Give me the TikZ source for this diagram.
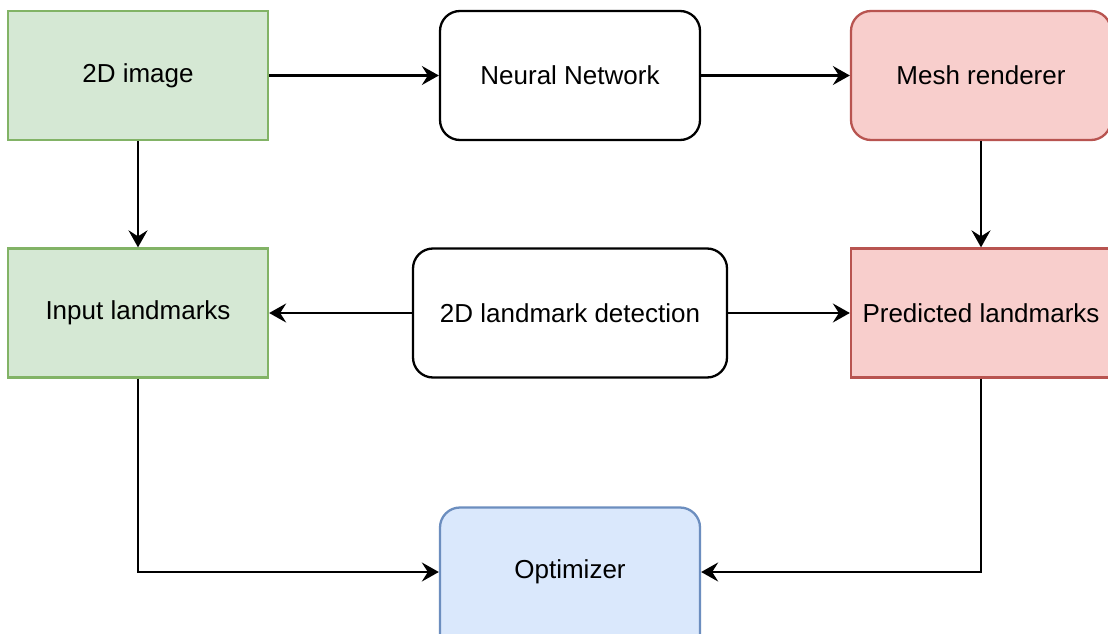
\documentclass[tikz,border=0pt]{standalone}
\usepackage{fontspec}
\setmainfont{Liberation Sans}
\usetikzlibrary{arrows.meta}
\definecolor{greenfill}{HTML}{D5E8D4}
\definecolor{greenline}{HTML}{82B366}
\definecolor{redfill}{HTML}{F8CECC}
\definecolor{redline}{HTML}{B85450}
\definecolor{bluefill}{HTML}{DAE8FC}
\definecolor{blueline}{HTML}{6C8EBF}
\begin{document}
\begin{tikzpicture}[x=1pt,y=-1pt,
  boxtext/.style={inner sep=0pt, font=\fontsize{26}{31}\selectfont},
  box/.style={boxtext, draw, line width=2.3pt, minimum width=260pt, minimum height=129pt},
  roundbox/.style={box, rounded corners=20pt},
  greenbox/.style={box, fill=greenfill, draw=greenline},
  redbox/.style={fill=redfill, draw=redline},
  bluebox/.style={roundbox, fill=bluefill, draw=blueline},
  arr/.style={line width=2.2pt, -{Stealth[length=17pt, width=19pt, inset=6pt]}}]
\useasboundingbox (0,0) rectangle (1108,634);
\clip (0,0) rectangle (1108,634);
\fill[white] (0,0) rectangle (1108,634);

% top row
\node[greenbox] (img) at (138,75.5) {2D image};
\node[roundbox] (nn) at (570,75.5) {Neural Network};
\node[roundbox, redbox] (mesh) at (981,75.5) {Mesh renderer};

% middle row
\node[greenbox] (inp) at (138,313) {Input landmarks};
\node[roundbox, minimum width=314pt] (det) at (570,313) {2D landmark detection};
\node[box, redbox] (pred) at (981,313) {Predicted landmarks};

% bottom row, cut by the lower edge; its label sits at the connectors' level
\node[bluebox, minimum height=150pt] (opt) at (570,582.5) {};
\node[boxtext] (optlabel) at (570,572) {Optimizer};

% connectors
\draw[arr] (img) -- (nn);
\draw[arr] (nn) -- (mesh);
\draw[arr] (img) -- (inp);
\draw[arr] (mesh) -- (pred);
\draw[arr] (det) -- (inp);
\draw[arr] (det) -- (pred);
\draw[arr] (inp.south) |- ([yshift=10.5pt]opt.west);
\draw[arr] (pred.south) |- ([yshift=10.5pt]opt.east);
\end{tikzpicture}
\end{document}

★ ★ ★

Reproduce the whole listing word for word, setting aside any pictures.

Give me the TikZ source for this diagram.
\documentclass[tikz,border=0pt]{standalone}
\usepackage{fontspec}
\setmainfont{Liberation Sans}
\usetikzlibrary{arrows.meta}
\definecolor{greenfill}{HTML}{D5E8D4}
\definecolor{greenline}{HTML}{82B366}
\definecolor{redfill}{HTML}{F8CECC}
\definecolor{redline}{HTML}{B85450}
\definecolor{bluefill}{HTML}{DAE8FC}
\definecolor{blueline}{HTML}{6C8EBF}
\begin{document}
\begin{tikzpicture}[x=1pt,y=-1pt,
  boxtext/.style={inner sep=0pt, font=\fontsize{26}{31}\selectfont},
  box/.style={boxtext, draw, line width=2.3pt, minimum width=260pt, minimum height=129pt},
  roundbox/.style={box, rounded corners=20pt},
  greenbox/.style={box, fill=greenfill, draw=greenline},
  redbox/.style={fill=redfill, draw=redline},
  bluebox/.style={roundbox, fill=bluefill, draw=blueline},
  arr/.style={line width=2.2pt, -{Stealth[length=17pt, width=19pt, inset=6pt]}}]
\useasboundingbox (0,0) rectangle (1108,634);
\clip (0,0) rectangle (1108,634);
\fill[white] (0,0) rectangle (1108,634);

% top row
\node[greenbox] (img) at (138,75.5) {2D image};
\node[roundbox] (nn) at (570,75.5) {Neural Network};
\node[roundbox, redbox] (mesh) at (981,75.5) {Mesh renderer};

% middle row
\node[greenbox] (inp) at (138,313) {Input landmarks};
\node[roundbox, minimum width=314pt] (det) at (570,313) {2D landmark detection};
\node[box, redbox] (pred) at (981,313) {Predicted landmarks};

% bottom row, cut by the lower edge; its label sits at the connectors' level
\node[bluebox, minimum height=150pt] (opt) at (570,582.5) {};
\node[boxtext] (optlabel) at (570,572) {Optimizer};

% connectors
\draw[arr] (img) -- (nn);
\draw[arr] (nn) -- (mesh);
\draw[arr] (img) -- (inp);
\draw[arr] (mesh) -- (pred);
\draw[arr] (det) -- (inp);
\draw[arr] (det) -- (pred);
\draw[arr] (inp.south) |- ([yshift=10.5pt]opt.west);
\draw[arr] (pred.south) |- ([yshift=10.5pt]opt.east);
\end{tikzpicture}
\end{document}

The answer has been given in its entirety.